On the client device:
tailscale up --login-server=https://headscale.example.com
The CLI prints a URL like https://headscale.example.com/register/mkey:.... Open it in a browser on any device; the page shows the exact register command to run. Back on the Headscale server, run it with that mkey value:
sudo headscale nodes register --user alice --key mkey:...
Or, generate a pre-auth key and bake it into the client command. Treat the key like a password: it's a bearer credential, and anyone who gets the tskey-auth-... string can enroll their own devices into your tailnet until it expires. It also ends up in the client's shell history. Skip --reusable if you're only enrolling one device, and expire the key once you're done with it (headscale preauthkeys expire):
sudo headscale --user alice preauthkeys create --reusable --expiration 24h
# returns: tskey-auth-...
tailscale up --login-server=https://headscale.example.com --auth-key=tskey-auth-...
Subnet routing
If one of your devices should expose its LAN to the tailnet (a homelab, a colo box), that device has to forward packets between interfaces.
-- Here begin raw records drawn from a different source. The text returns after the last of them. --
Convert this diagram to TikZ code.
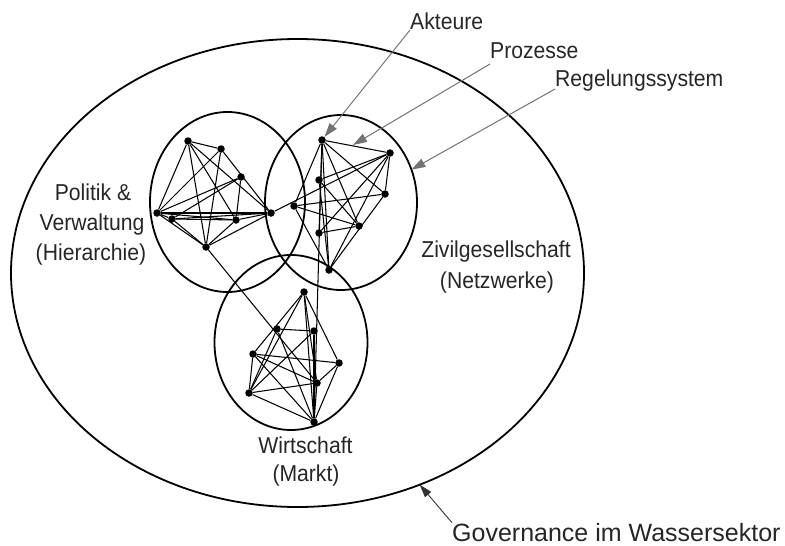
\documentclass[tikz,border=0pt]{standalone}
\usepackage{fontspec}
\setmainfont[FakeStretch=0.92]{Liberation Sans}
\newfontfamily\govfont{Liberation Sans}
\usetikzlibrary{shapes.geometric,arrows.meta}
\begin{document}
\begin{tikzpicture}[x=1pt,y=-1pt,
  ring/.style={draw, ellipse, line width=1.8pt, inner sep=0pt, outer sep=0pt},
  dot/.style={circle, fill, inner sep=0pt, minimum size=7.5pt},
  net/.style={line width=1.05pt},
  lab/.style={inner sep=0pt, text=black!85, font=\fontsize{23}{28}\selectfont},
  ptr/.style={draw=black!55, line width=1pt, -{Triangle[length=14pt,width=9pt]}},
  govptr/.style={draw=black!80, line width=0.9pt, -{Triangle[length=13pt,width=8pt]}}
]
\useasboundingbox (0,0) rectangle (785,546);

% rings
\node[ring, minimum width=573pt, minimum height=468pt] (world) at (297.5,273) {};
\node[ring, minimum width=155pt, minimum height=180pt] (pol) at (227.5,202) {};
\node[ring, minimum width=152pt, minimum height=175pt] (ziv) at (341,202.5) {};
\node[ring, minimum width=153pt, minimum height=175pt] (wir) at (291,342.5) {};

% left network
\node[dot] (a1) at (188,141) {};
\node[dot] (a2) at (221,149) {};
\node[dot] (a3) at (241,177) {};
\node[dot] (a4) at (157,213) {};
\node[dot] (a5) at (172,219) {};
\node[dot] (a6) at (236,220) {};
\node[dot] (a7) at (271,213) {};
\node[dot] (a8) at (206,247) {};

% middle network
\node[dot] (b1) at (322,140) {};
\node[dot] (b2) at (390,153) {};
\node[dot] (b3) at (319,180) {};
\node[dot] (b4) at (385,194) {};
\node[dot] (b5) at (294,206) {};
\node[dot] (b6) at (359,226) {};
\node[dot] (b7) at (319,233) {};
\node[dot] (b8) at (329,270) {};

% bottom network
\node[dot] (c1) at (304,292) {};
\node[dot] (c2) at (277,329) {};
\node[dot] (c3) at (314,331) {};
\node[dot] (c4) at (253,354) {};
\node[dot] (c5) at (339,363) {};
\node[dot] (c6) at (317,383) {};
\node[dot] (c7) at (249,393) {};
\node[dot] (c8) at (314,422) {};

\begin{scope}[net]
\foreach \u/\v in {a1/a2,a1/a4,a1/a6,a1/a7,a1/a8,a2/a4,a2/a8,a2/a7,a3/a4,a3/a5,a3/a6,
  a4/a7,a5/a7,a4/a6,a5/a6,a4/a8,a5/a8,a7/a8,a6/a8,a4/a5,a6/a7}
  \draw (\u) -- (\v);
\foreach \u/\v in {b1/b2,b1/b5,b1/b7,b1/b8,b1/b4,b1/b6,b2/b3,b2/b4,b2/b7,b2/b8,
  b5/b4,b3/b6,b5/b8,b7/b6,b4/b8,b3/b8,b5/b6}
  \draw (\u) -- (\v);
\foreach \u/\v in {c1/c4,c1/c7,c1/c8,c1/c6,c1/c5,c2/c3,c2/c8,c2/c7,c3/c7,c4/c5,
  c4/c7,c4/c8,c4/c6,c7/c6,c7/c8,c5/c6,c5/c8,c6/c8,c3/c8}
  \draw (\u) -- (\v);
% links between the sectors
\draw (a7) -- (b2);
\draw (a8) -- (c6);
\draw (b1) -- (c8);
\end{scope}

% labels
\node[lab, anchor=base] (pol1) at (93,200) {Politik \&};
\node[lab, anchor=base] (pol2) at (92,230) {Verwaltung};
\node[lab, anchor=base] (pol3) at (91,260) {(Hierarchie)};
\node[lab, anchor=base] (ziv1) at (496,257) {Zivilgesellschaft};
\node[lab, anchor=base] (ziv2) at (497,288) {(Netzwerke)};
\node[lab, anchor=base] (wir1) at (305.5,453) {Wirtschaft};
\node[lab, anchor=base] (wir2) at (306,481) {(Markt)};
\node[lab, anchor=base west] (akt) at (410,30) {Akteure};
\node[lab, anchor=base west] (proz) at (490,58) {Prozesse};
\node[lab, anchor=base west] (reg) at (555,86) {Regelungssystem};
\node[lab, anchor=base west, font=\govfont\fontsize{25}{30}\selectfont] (gov) at (452,541) {Governance im Wassersektor};

% pointers
\coordinate (prozT) at (353,145);
\draw[ptr] (akt.base west) -- (b1);
\draw[ptr] ([yshift=-6pt]proz.base west) -- (prozT);
\draw[ptr] ([yshift=-3pt]reg.base west) -- (ziv.25);
\draw[govptr] (gov.north west) -- (world.-60);
\end{tikzpicture}
\end{document}
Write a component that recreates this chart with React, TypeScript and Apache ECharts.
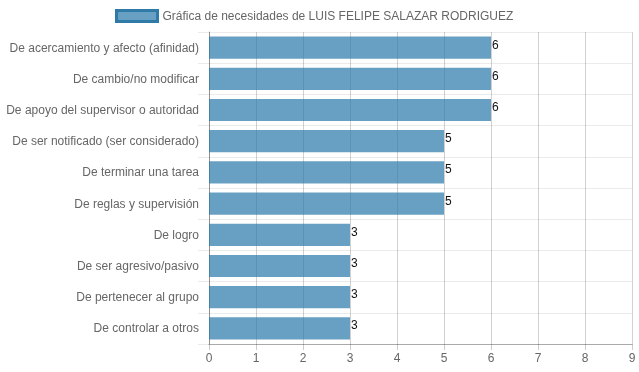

Enable kernel IP forwarding on it first, or the routes will show as enabled later but carry no traffic:
echo 'net.ipv4.ip_forward = 1' | sudo tee /etc/sysctl.d/99-tailscale.conf
echo 'net.ipv6.conf.all.forwarding = 1' | sudo tee -a /etc/sysctl.d/99-tailscale.conf
sudo sysctl -p /etc/sysctl.d/99-tailscale.conf
Then advertise the routes:
tailscale up --login-server=https://headscale.example.com \
--advertise-routes=192.168.1.0/24
Approve the routes from the Headscale server:
sudo headscale routes list
sudo headscale routes enable -r ROUTE_ID
One more catch: Linux clients ignore advertised routes unless they opt in. On each Linux peer that should reach 192.168.1.0/24, rerun tailscale up with --accept-routes added, repeating the flags it already uses:
tailscale up --login-server=https://headscale.example.com --accept-routes
ACLs
Headscale supports the same ACL syntax as Tailscale. Save this as /etc/headscale/acl.json:
{
"acls": [
{
"action": "accept",
"src": ["alice"],
"dst": ["*:*"]
}
]
}
Understand what happens before you load it: the moment a policy is active, the tailnet flips from implicit allow-all to default-deny. Anything not explicitly allowed by a rule is dropped instantly, subnet routes and live sessions included. The example above only covers alice; devices belonging to any other user lose all tailnet connectivity the moment it applies. Make sure every user you created is matched by a rule, and don't apply a policy over a connection that itself depends on the tailnet.
Point Headscale at the file in /etc/headscale/config.yaml:
policy:
mode: file
path: /etc/headscale/acl.json
Then restart to load it:
sudo systemctl restart headscale
You may see headscale policy set in other write-ups; on 0.23.0 that command only works when policy.mode is database, so with this config the file plus a restart is the whole procedure. For real deployments, write actual rules. The default-deny model is your friend.
Backups
Three files matter, all under /var/lib/headscale/: db.sqlite, private.key, noise_private.key. Be clear about what that backup is: it holds the control plane's private keys and the full node database, so anyone who obtains it can impersonate your coordination server. Keep the archive mode 0600 and encrypt it before it leaves the box (age or restic both do the job). One more trap: don't tar db.sqlite while Headscale is running. It uses SQLite in WAL mode, and a naive copy of a live database can be inconsistent. Take a proper snapshot with sqlite3 instead, or stop the service for the copy:
sudo apt install -y sqlite3
sudo sqlite3 /var/lib/headscale/db.sqlite ".backup '/var/lib/headscale/db-backup.sqlite'"
sudo tar czf /root/headscale-backup.tar.gz -C /var/lib/headscale \
db-backup.sqlite private.key noise_private.key
sudo chmod 600 /root/headscale-backup.tar.gz
sudo rm /var/lib/headscale/db-backup.sqlite
Run that nightly from cron and ship the encrypted result somewhere off the VPS.
Restoring is destructive: dropping the files in place overwrites the live database and keys irreversibly, and every node registered since the backup was taken is gone. Stop the service before you touch anything:
sudo systemctl stop headscale
sudo tar xzf /root/headscale-backup.tar.gz -C /var/lib/headscale
sudo mv /var/lib/headscale/db-backup.sqlite /var/lib/headscale/db.sqlite
sudo chown headscale:headscale /var/lib/headscale/db.sqlite
sudo systemctl start headscale
What you lose vs SaaS Tailscale
- DERP relays: by default Headscale uses Tailscale's public DERP servers for NAT traversal fallback. You can run your own (
derper) but most homes don't need to. - Magic DNS: works, but slightly more setup than the SaaS toggle.
- Tailscale Funnel and SSH integrations are partial; check the Headscale docs for the current support matrix.
For most homelab and small-team uses, Headscale is enough, free, and yours. We run our internal admin network on a single Headscale VPS that costs less than one seat of Tailscale Premium.